- [Task requirements]: Would you transcribe the listing that follows, character for character, and omit its images?

** Start of Data lines **

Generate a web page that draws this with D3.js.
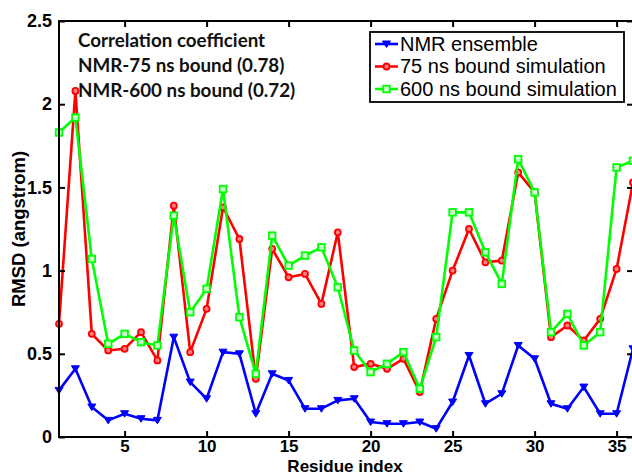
<!DOCTYPE html>
<html>
<head>
<meta charset="utf-8">
<script src="https://cdn.jsdelivr.net/npm/d3@7"></script>
<style>
  body { margin: 0; background: #fff; overflow: hidden; }
  svg { display: block; }
</style>
</head>
<body>
<div id="chart"></div>
<script>
// Data
var residues = d3.range(1, 37)
var nmrEnsemble = [0.28, 0.41, 0.18, 0.10, 0.14, 0.11, 0.10, 0.60, 0.33, 0.23,
  0.51, 0.50, 0.14, 0.38, 0.34, 0.17, 0.17, 0.22, 0.23, 0.09,
  0.08, 0.08, 0.09, 0.05, 0.21, 0.49, 0.20, 0.26, 0.55, 0.47,
  0.20, 0.17, 0.30, 0.14, 0.14, 0.53]
var bound75 = [0.68, 2.08, 0.62, 0.52, 0.53, 0.63, 0.46, 1.39, 0.51, 0.77,
  1.38, 1.19, 0.35, 1.13, 0.96, 0.98, 0.80, 1.23, 0.42, 0.44,
  0.41, 0.47, 0.27, 0.71, 1.00, 1.25, 1.05, 1.06, 1.59, 1.47,
  0.60, 0.67, 0.58, 0.71, 1.01, 1.53]
var bound600 = [1.83, 1.92, 1.07, 0.56, 0.62, 0.57, 0.55, 1.33, 0.75, 0.89,
  1.49, 0.72, 0.38, 1.21, 1.03, 1.09, 1.14, 0.90, 0.52, 0.39,
  0.44, 0.51, 0.29, 0.60, 1.35, 1.35, 1.11, 0.92, 1.67, 1.47,
  0.63, 0.74, 0.55, 0.63, 1.62, 1.66]
var xTicks = [5, 10, 15, 20, 25, 30, 35]
var yTicks = [0, 0.5, 1, 1.5, 2, 2.5]
var seriesNames = ["NMR ensemble", "75 ns bound simulation", "600 ns bound simulation"]
var seriesColors = ["#0000ff", "#ff0000", "#00ff00"]
var noteLines = ["Correlation coefficient", "NMR-75 ns bound (0.78)", "NMR-600 ns bound (0.72)"]

var width = 632, height = 475
var padLeft = 59, padRight = 633, padTop = 21, padBottom = 437

var svg = d3.select('#chart').append('svg')
  .attr('width', width)
  .attr('height', height)

var x = d3.scaleLinear().domain([1, 36]).range([padLeft, padRight])
var y = d3.scaleLinear().domain([0, 2.5]).range([padBottom, padTop])

var font = "'Liberation Sans', Arial, sans-serif"

// Series
var series = [nmrEnsemble, bound75, bound600]
var line = d3.line().x((d, i) => x(residues[i])).y(d => y(d))

var plot = svg.append('g')

function drawMarker(g, k, cx, cy) {
  if (k === 0) {
    g.append('path')
      .attr('d', `M${cx - 4},${cy - 3}L${cx + 4},${cy - 3}L${cx},${cy + 3.5}Z`)
      .attr('fill', seriesColors[0]).attr('stroke', seriesColors[0]).attr('stroke-width', 1)
  } else if (k === 1) {
    g.append('circle').attr('cx', cx).attr('cy', cy).attr('r', 3)
      .attr('fill', '#ff8080').attr('stroke', seriesColors[1]).attr('stroke-width', 1.8)
  } else {
    g.append('rect').attr('x', cx - 3.3).attr('y', cy - 3.3).attr('width', 6.6).attr('height', 6.6)
      .attr('fill', '#c8ffc8').attr('stroke', seriesColors[2]).attr('stroke-width', 1.8)
  }
}

series.forEach(function (s, k) {
  plot.append('path')
    .datum(s)
    .attr('d', line)
    .attr('fill', 'none')
    .attr('stroke', seriesColors[k])
    .attr('stroke-width', 2.6)
    .attr('stroke-linejoin', 'round')
  var mg = plot.append('g')
  s.forEach((v, i) => drawMarker(mg, k, x(residues[i]), y(v)))
})

// Box and axes (MATLAB style, ticks inward)
svg.append('path')
  .attr('d', `M${padLeft},${padTop}L${padRight},${padTop}L${padRight},${padBottom}L${padLeft},${padBottom}Z`)
  .attr('fill', 'none').attr('stroke', '#000').attr('stroke-width', 2)

var xAxis = svg.append('g').attr('transform', `translate(0,${padBottom})`)
  .call(d3.axisBottom(x).tickValues(xTicks).tickSize(-6).tickPadding(3).tickFormat(d3.format('d')))
var xAxisTop = svg.append('g').attr('transform', `translate(0,${padTop})`)
  .call(d3.axisTop(x).tickValues(xTicks).tickSize(-6).tickFormat(''))
var yAxis = svg.append('g').attr('transform', `translate(${padLeft},0)`)
  .call(d3.axisLeft(y).tickValues(yTicks).tickSize(-6).tickPadding(7).tickFormat(d3.format('')))
var yAxisRight = svg.append('g').attr('transform', `translate(${padRight},0)`)
  .call(d3.axisRight(y).tickValues(yTicks).tickSize(-6).tickFormat(''))

;[xAxis, xAxisTop, yAxis, yAxisRight].forEach(function (a) {
  a.select('.domain').remove()
  a.selectAll('line').attr('stroke', '#000').attr('stroke-width', 2)
  a.selectAll('text')
    .attr('font-family', font)
    .attr('font-size', 18)
    .attr('font-weight', 'bold')
    .attr('fill', '#000')
})
xAxis.selectAll('text').attr('font-size', 17)

// Axis titles
svg.append('text')
  .attr('x', 345).attr('y', 471.5)
  .attr('text-anchor', 'middle')
  .attr('font-family', font).attr('font-size', 17).attr('font-weight', 'bold')
  .text('Residue index')

svg.append('text')
  .attr('transform', 'translate(25,229)rotate(-90)')
  .attr('text-anchor', 'middle')
  .attr('font-family', font).attr('font-size', 18.5).attr('font-weight', 'bold')
  .text('RMSD (angstrom)')

// Correlation note
var note = svg.append('g')
noteLines.forEach(function (t, i) {
  note.append('text')
    .attr('x', 78).attr('y', 47 + i * 25)
    .attr('font-family', "Lato, 'Open Sans', sans-serif")
    .attr('font-size', 18.8).attr('font-weight', 'bold')
    .attr('fill', '#111')
    .text(t)
})

// Legend
var legend = svg.append('g')
legend.append('rect')
  .attr('x', 370).attr('y', 32).attr('width', 254).attr('height', 70)
  .attr('fill', '#fff').attr('stroke', '#000').attr('stroke-width', 1.8)
seriesNames.forEach(function (name, k) {
  var ly = 44 + k * 22.5
  legend.append('line')
    .attr('x1', 375).attr('x2', 398).attr('y1', ly).attr('y2', ly)
    .attr('stroke', seriesColors[k]).attr('stroke-width', 2.6)
  drawMarker(legend, k, 386.5, ly)
  legend.append('text')
    .attr('x', 400).attr('y', ly + 6.5)
    .attr('font-family', font).attr('font-size', 20)
    .attr('fill', '#000')
    .text(name)
})
</script>
</body>
</html>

** End of Data lines **

- [Answer to the exercise]:
Generate a web page that draws this with D3.js.
<!DOCTYPE html>
<html>
<head>
<meta charset="utf-8">
<script src="https://cdn.jsdelivr.net/npm/d3@7"></script>
<style>
  body { margin: 0; background: #fff; overflow: hidden; }
  svg { display: block; }
</style>
</head>
<body>
<div id="chart"></div>
<script>
// Data
var residues = d3.range(1, 37)
var nmrEnsemble = [0.28, 0.41, 0.18, 0.10, 0.14, 0.11, 0.10, 0.60, 0.33, 0.23,
  0.51, 0.50, 0.14, 0.38, 0.34, 0.17, 0.17, 0.22, 0.23, 0.09,
  0.08, 0.08, 0.09, 0.05, 0.21, 0.49, 0.20, 0.26, 0.55, 0.47,
  0.20, 0.17, 0.30, 0.14, 0.14, 0.53]
var bound75 = [0.68, 2.08, 0.62, 0.52, 0.53, 0.63, 0.46, 1.39, 0.51, 0.77,
  1.38, 1.19, 0.35, 1.13, 0.96, 0.98, 0.80, 1.23, 0.42, 0.44,
  0.41, 0.47, 0.27, 0.71, 1.00, 1.25, 1.05, 1.06, 1.59, 1.47,
  0.60, 0.67, 0.58, 0.71, 1.01, 1.53]
var bound600 = [1.83, 1.92, 1.07, 0.56, 0.62, 0.57, 0.55, 1.33, 0.75, 0.89,
  1.49, 0.72, 0.38, 1.21, 1.03, 1.09, 1.14, 0.90, 0.52, 0.39,
  0.44, 0.51, 0.29, 0.60, 1.35, 1.35, 1.11, 0.92, 1.67, 1.47,
  0.63, 0.74, 0.55, 0.63, 1.62, 1.66]
var xTicks = [5, 10, 15, 20, 25, 30, 35]
var yTicks = [0, 0.5, 1, 1.5, 2, 2.5]
var seriesNames = ["NMR ensemble", "75 ns bound simulation", "600 ns bound simulation"]
var seriesColors = ["#0000ff", "#ff0000", "#00ff00"]
var noteLines = ["Correlation coefficient", "NMR-75 ns bound (0.78)", "NMR-600 ns bound (0.72)"]

var width = 632, height = 475
var padLeft = 59, padRight = 633, padTop = 21, padBottom = 437

var svg = d3.select('#chart').append('svg')
  .attr('width', width)
  .attr('height', height)

var x = d3.scaleLinear().domain([1, 36]).range([padLeft, padRight])
var y = d3.scaleLinear().domain([0, 2.5]).range([padBottom, padTop])

var font = "'Liberation Sans', Arial, sans-serif"

// Series
var series = [nmrEnsemble, bound75, bound600]
var line = d3.line().x((d, i) => x(residues[i])).y(d => y(d))

var plot = svg.append('g')

function drawMarker(g, k, cx, cy) {
  if (k === 0) {
    g.append('path')
      .attr('d', `M${cx - 4},${cy - 3}L${cx + 4},${cy - 3}L${cx},${cy + 3.5}Z`)
      .attr('fill', seriesColors[0]).attr('stroke', seriesColors[0]).attr('stroke-width', 1)
  } else if (k === 1) {
    g.append('circle').attr('cx', cx).attr('cy', cy).attr('r', 3)
      .attr('fill', '#ff8080').attr('stroke', seriesColors[1]).attr('stroke-width', 1.8)
  } else {
    g.append('rect').attr('x', cx - 3.3).attr('y', cy - 3.3).attr('width', 6.6).attr('height', 6.6)
      .attr('fill', '#c8ffc8').attr('stroke', seriesColors[2]).attr('stroke-width', 1.8)
  }
}

series.forEach(function (s, k) {
  plot.append('path')
    .datum(s)
    .attr('d', line)
    .attr('fill', 'none')
    .attr('stroke', seriesColors[k])
    .attr('stroke-width', 2.6)
    .attr('stroke-linejoin', 'round')
  var mg = plot.append('g')
  s.forEach((v, i) => drawMarker(mg, k, x(residues[i]), y(v)))
})

// Box and axes (MATLAB style, ticks inward)
svg.append('path')
  .attr('d', `M${padLeft},${padTop}L${padRight},${padTop}L${padRight},${padBottom}L${padLeft},${padBottom}Z`)
  .attr('fill', 'none').attr('stroke', '#000').attr('stroke-width', 2)

var xAxis = svg.append('g').attr('transform', `translate(0,${padBottom})`)
  .call(d3.axisBottom(x).tickValues(xTicks).tickSize(-6).tickPadding(3).tickFormat(d3.format('d')))
var xAxisTop = svg.append('g').attr('transform', `translate(0,${padTop})`)
  .call(d3.axisTop(x).tickValues(xTicks).tickSize(-6).tickFormat(''))
var yAxis = svg.append('g').attr('transform', `translate(${padLeft},0)`)
  .call(d3.axisLeft(y).tickValues(yTicks).tickSize(-6).tickPadding(7).tickFormat(d3.format('')))
var yAxisRight = svg.append('g').attr('transform', `translate(${padRight},0)`)
  .call(d3.axisRight(y).tickValues(yTicks).tickSize(-6).tickFormat(''))

;[xAxis, xAxisTop, yAxis, yAxisRight].forEach(function (a) {
  a.select('.domain').remove()
  a.selectAll('line').attr('stroke', '#000').attr('stroke-width', 2)
  a.selectAll('text')
    .attr('font-family', font)
    .attr('font-size', 18)
    .attr('font-weight', 'bold')
    .attr('fill', '#000')
})
xAxis.selectAll('text').attr('font-size', 17)

// Axis titles
svg.append('text')
  .attr('x', 345).attr('y', 471.5)
  .attr('text-anchor', 'middle')
  .attr('font-family', font).attr('font-size', 17).attr('font-weight', 'bold')
  .text('Residue index')

svg.append('text')
  .attr('transform', 'translate(25,229)rotate(-90)')
  .attr('text-anchor', 'middle')
  .attr('font-family', font).attr('font-size', 18.5).attr('font-weight', 'bold')
  .text('RMSD (angstrom)')

// Correlation note
var note = svg.append('g')
noteLines.forEach(function (t, i) {
  note.append('text')
    .attr('x', 78).attr('y', 47 + i * 25)
    .attr('font-family', "Lato, 'Open Sans', sans-serif")
    .attr('font-size', 18.8).attr('font-weight', 'bold')
    .attr('fill', '#111')
    .text(t)
})

// Legend
var legend = svg.append('g')
legend.append('rect')
  .attr('x', 370).attr('y', 32).attr('width', 254).attr('height', 70)
  .attr('fill', '#fff').attr('stroke', '#000').attr('stroke-width', 1.8)
seriesNames.forEach(function (name, k) {
  var ly = 44 + k * 22.5
  legend.append('line')
    .attr('x1', 375).attr('x2', 398).attr('y1', ly).attr('y2', ly)
    .attr('stroke', seriesColors[k]).attr('stroke-width', 2.6)
  drawMarker(legend, k, 386.5, ly)
  legend.append('text')
    .attr('x', 400).attr('y', ly + 6.5)
    .attr('font-family', font).attr('font-size', 20)
    .attr('fill', '#000')
    .text(name)
})
</script>
</body>
</html>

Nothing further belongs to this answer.